- [SOURCE DATA]:
::::::

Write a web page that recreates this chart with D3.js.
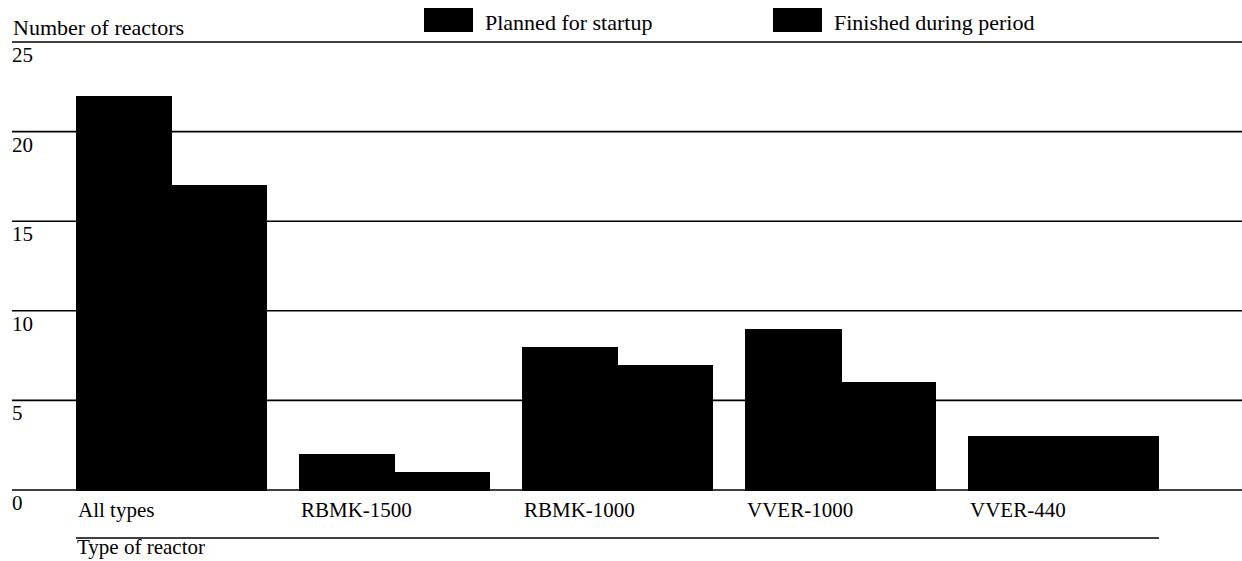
<!DOCTYPE html>
<html><head><meta charset="utf-8">
<script src="https://cdn.jsdelivr.net/npm/d3@7"></script>
<style>
body{margin:0;background:#fff;}
svg text{font-family:"Liberation Serif","Times New Roman",serif;fill:#000;}
</style></head>
<body>
<svg id="chart" width="1242" height="561"></svg>
<script>
const categories = ["All types","RBMK-1500","RBMK-1000","VVER-1000","VVER-440"];
const seriesNames = ["Planned for startup","Finished during period"];
const planned = [22, 2, 8, 9, 3];
const finished = [17, 1, 7, 6, 3];
const yTicks = [0, 5, 10, 15, 20, 25];
const yTitle = "Number of reactors";
const xTitle = "Type of reactor";

const svg = d3.select("#chart");
const W = 1242;
const x0 = d3.scaleBand().domain(categories).range([76, 1159]).paddingInner(0.1435).paddingOuter(0);
const x1 = d3.scaleBand().domain(seriesNames).range([0, x0.bandwidth()]).padding(0);
const y = d3.scaleLinear().domain([0, 25]).range([490, 42]);

// gridlines
svg.append("g").selectAll("line").data(yTicks).join("line")
  .attr("x1", 12).attr("x2", W)
  .attr("y1", d => y(d)).attr("y2", d => y(d))
  .attr("stroke", "#000").attr("stroke-width", 1.6);

// tick labels
svg.append("g").selectAll("text").data(yTicks).join("text")
  .attr("x", 12).attr("y", d => y(d) + 20)
  .attr("font-size", 21).text(d => d);

// bars
const data = categories.map((c, i) => ({cat: c, vals: [planned[i], finished[i]]}));
const g = svg.append("g").attr("shape-rendering", "crispEdges").selectAll("g").data(data).join("g")
  .attr("transform", d => `translate(${x0(d.cat)},0)`);
g.selectAll("rect").data(d => d.vals.map((v, j) => ({s: seriesNames[j], v})))
  .join("rect")
  .attr("x", d => x1(d.s)).attr("width", (d, j) => x1.bandwidth() + (j === 0 ? 1 : 0))
  .attr("y", d => y(d.v)).attr("height", d => y(0) - y(d.v) + 1)
  .attr("fill", "#000");

// category labels
svg.append("g").selectAll("text").data(categories).join("text")
  .attr("x", d => x0(d) + 2).attr("y", 517)
  .attr("font-size", 21).text(d => d);

// bottom line + x title
svg.append("line").attr("x1", x0.range()[0]).attr("x2", x0.range()[1])
  .attr("y1", 538).attr("y2", 538).attr("stroke", "#000").attr("stroke-width", 1.6);
svg.append("text").attr("x", 77).attr("y", 554).attr("font-size", 21).text(xTitle);

// y title
svg.append("text").attr("x", 13).attr("y", 35).attr("font-size", 22).text(yTitle);

// legend
const legX = [424, 773];
const leg = svg.append("g").selectAll("g").data(seriesNames).join("g")
  .attr("transform", (d, i) => `translate(${legX[i]},0)`);
leg.append("rect").attr("x", 0).attr("y", 8).attr("width", 49).attr("height", 24).attr("fill", "#000");
leg.append("text").attr("x", 61).attr("y", 30).attr("font-size", 22).text(d => d);
</script>
</body></html>
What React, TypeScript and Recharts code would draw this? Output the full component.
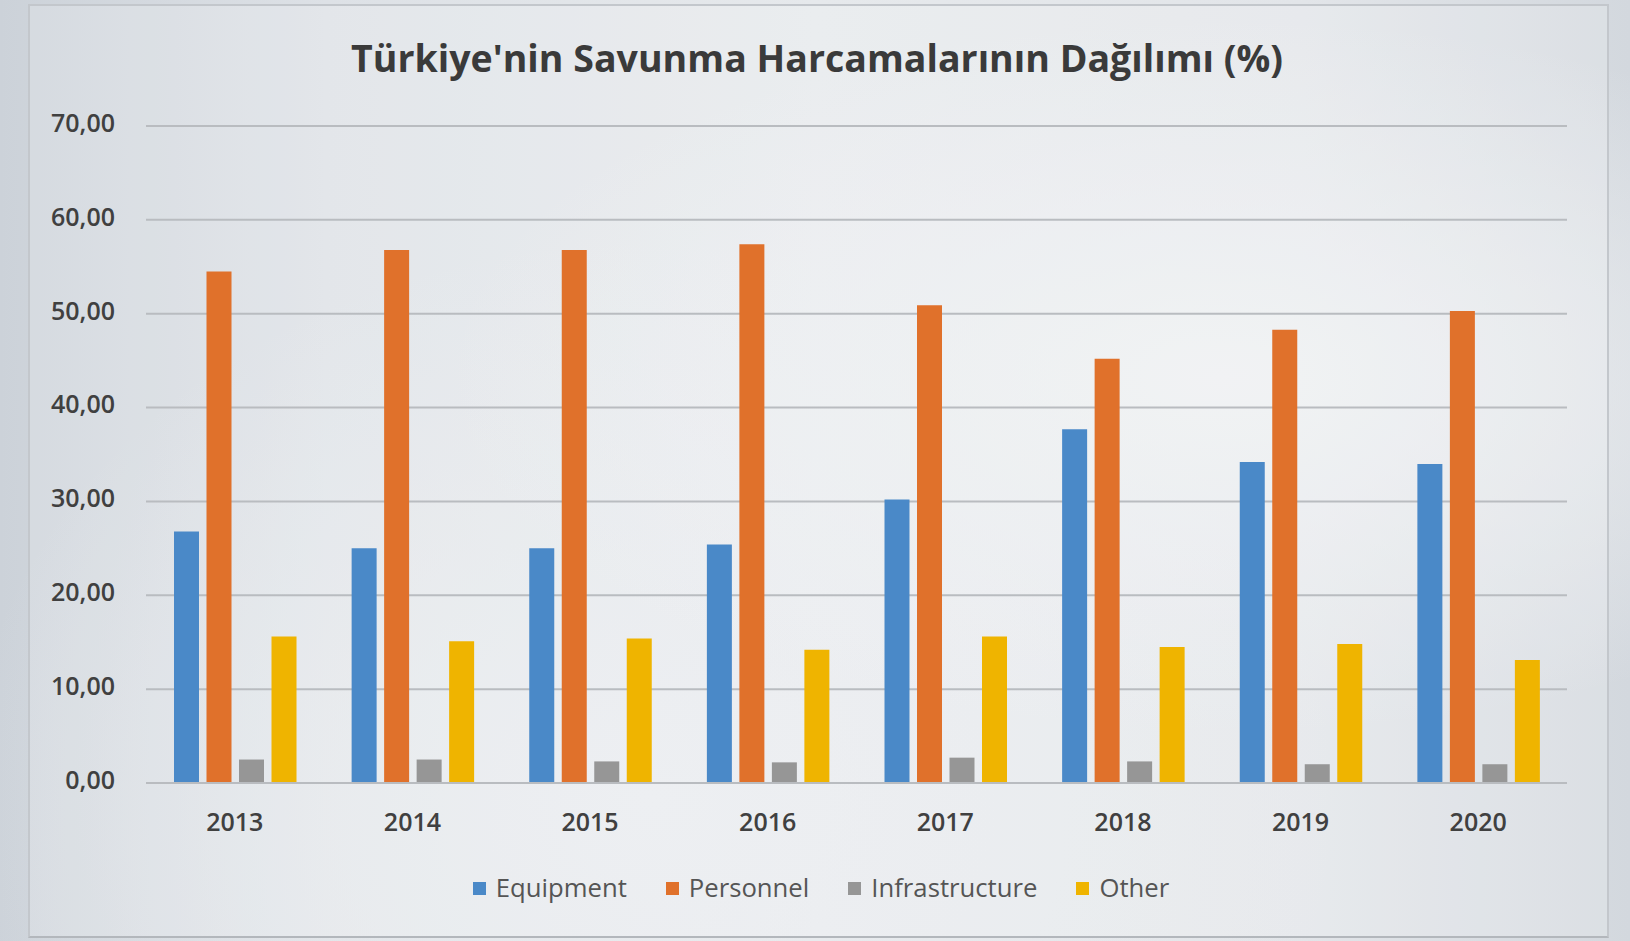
import React from "react";
import { BarChart, Bar, XAxis, YAxis, CartesianGrid } from "recharts";

const years = ["2013", "2014", "2015", "2016", "2017", "2018", "2019", "2020"];
const equipment = [26.8, 25.0, 25.0, 25.4, 30.2, 37.7, 34.2, 34.0];
const personnel = [54.5, 56.8, 56.8, 57.4, 50.9, 45.2, 48.3, 50.3];
const infrastructure = [2.5, 2.5, 2.3, 2.2, 2.7, 2.3, 2.0, 2.0];
const other = [15.6, 15.1, 15.4, 14.2, 15.6, 14.5, 14.8, 13.1];
const yTicks = [0, 10, 20, 30, 40, 50, 60, 70];

const seriesNames = ["Equipment", "Personnel", "Infrastructure", "Other"];
const seriesKeys = ["equipment", "personnel", "infrastructure", "other"];
const seriesColors = ["#4a89c8", "#e0712b", "#969696", "#efb400"];

const title = "Türkiye'nin Savunma Harcamalarının Dağılımı (%)";

const data = years.map((y, i) => ({
  year: y,
  equipment: equipment[i],
  personnel: personnel[i],
  infrastructure: infrastructure[i],
  other: other[i],
}));

const FONT = "'Open Sans', 'DejaVu Sans', sans-serif";

export default function App() {
  return (
    <div
      style={{
        position: "absolute",
        left: 0,
        top: 0,
        width: 1630,
        height: 941,
        overflow: "hidden",
        background:
          "radial-gradient(ellipse at 75% 40%, #eef0f2 0%, rgba(238,240,242,0) 45%), radial-gradient(ellipse at 40% 85%, #e9ecef 0%, rgba(233,236,239,0) 50%), linear-gradient(90deg, #ccd2d9 0%, #dde1e6 20%, #e6e9ec 50%, #e2e5e9 80%, #d3d8de 100%)",
        fontFamily: FONT,
      }}
    >
      <div
        style={{
          position: "absolute",
          left: 28,
          top: 4,
          width: 1577,
          height: 930,
          border: "2px solid #c3c7cc",
          borderBottomColor: "#b3b7bc",
          background: "rgba(255,255,255,0.18)",
        }}
      />
      <svg
        width={1630}
        height={110}
        style={{ position: "absolute", left: 0, top: 0 }}
      >
        <text
          x={351}
          y={72}
          textLength={932}
          lengthAdjust="spacingAndGlyphs"
          fill="#3a3a3a"
          fontFamily={FONT}
          fontWeight={700}
          fontSize={38}
        >
          {title}
        </text>
      </svg>
      <div style={{ position: "absolute", left: 0, top: 0 }}>
        <BarChart
          width={1630}
          height={941}
          data={data}
          margin={{ top: 126, right: 63, bottom: 98, left: 0 }}
          barSize={25}
          barGap={7.5}
        >
          <CartesianGrid
            vertical={false}
            stroke="#b9bcc0"
            strokeWidth={2}
          />
          <XAxis
            dataKey="year"
            axisLine={{ stroke: "#b9bcc0", strokeWidth: 2 }}
            tickLine={false}
            tickSize={0}
            tickMargin={30}
            height={60}
            tick={{ fill: "#404040", fontSize: 25, fontWeight: 600, fontFamily: FONT }}
          />
          <YAxis
            width={146}
            domain={[0, 70]}
            ticks={yTicks}
            axisLine={false}
            tickLine={false}
            tickSize={0}
            tickMargin={31}
            tickFormatter={(v: number) => v.toFixed(2).replace(".", ",")}
            tick={{ fill: "#404040", fontSize: 25, fontWeight: 600, fontFamily: FONT, dy: -3 }}
          />
          {seriesKeys.map((k, i) => (
            <Bar
              key={k}
              dataKey={k}
              name={seriesNames[i]}
              fill={seriesColors[i]}
              isAnimationActive={false}
            />
          ))}
        </BarChart>
      </div>
      <div
        style={{
          position: "absolute",
          left: 6,
          top: 872,
          width: 1630,
          display: "flex",
          justifyContent: "center",
          alignItems: "center",
          gap: 39,
        }}
      >
        {seriesNames.map((n, i) => (
          <div key={n} style={{ display: "flex", alignItems: "center" }}>
            <div
              style={{
                width: 13,
                height: 13,
                background: seriesColors[i],
                marginRight: 10,
              }}
            />
            <span style={{ fontSize: 25.7, color: "#555", fontFamily: FONT, lineHeight: "32px" }}>
              {n}
            </span>
          </div>
        ))}
      </div>
    </div>
  );
}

::::::

Above are some records. Output exactly the lines from the one that contains "What React, TypeScript" to the one that contains "XAxis, YAxis, CartesianGrid", keeping both, and omit the pictures.

- [RESULT OF THE TASK]:
What React, TypeScript and Recharts code would draw this? Output the full component.
import React from "react";
import { BarChart, Bar, XAxis, YAxis, CartesianGrid } from "recharts";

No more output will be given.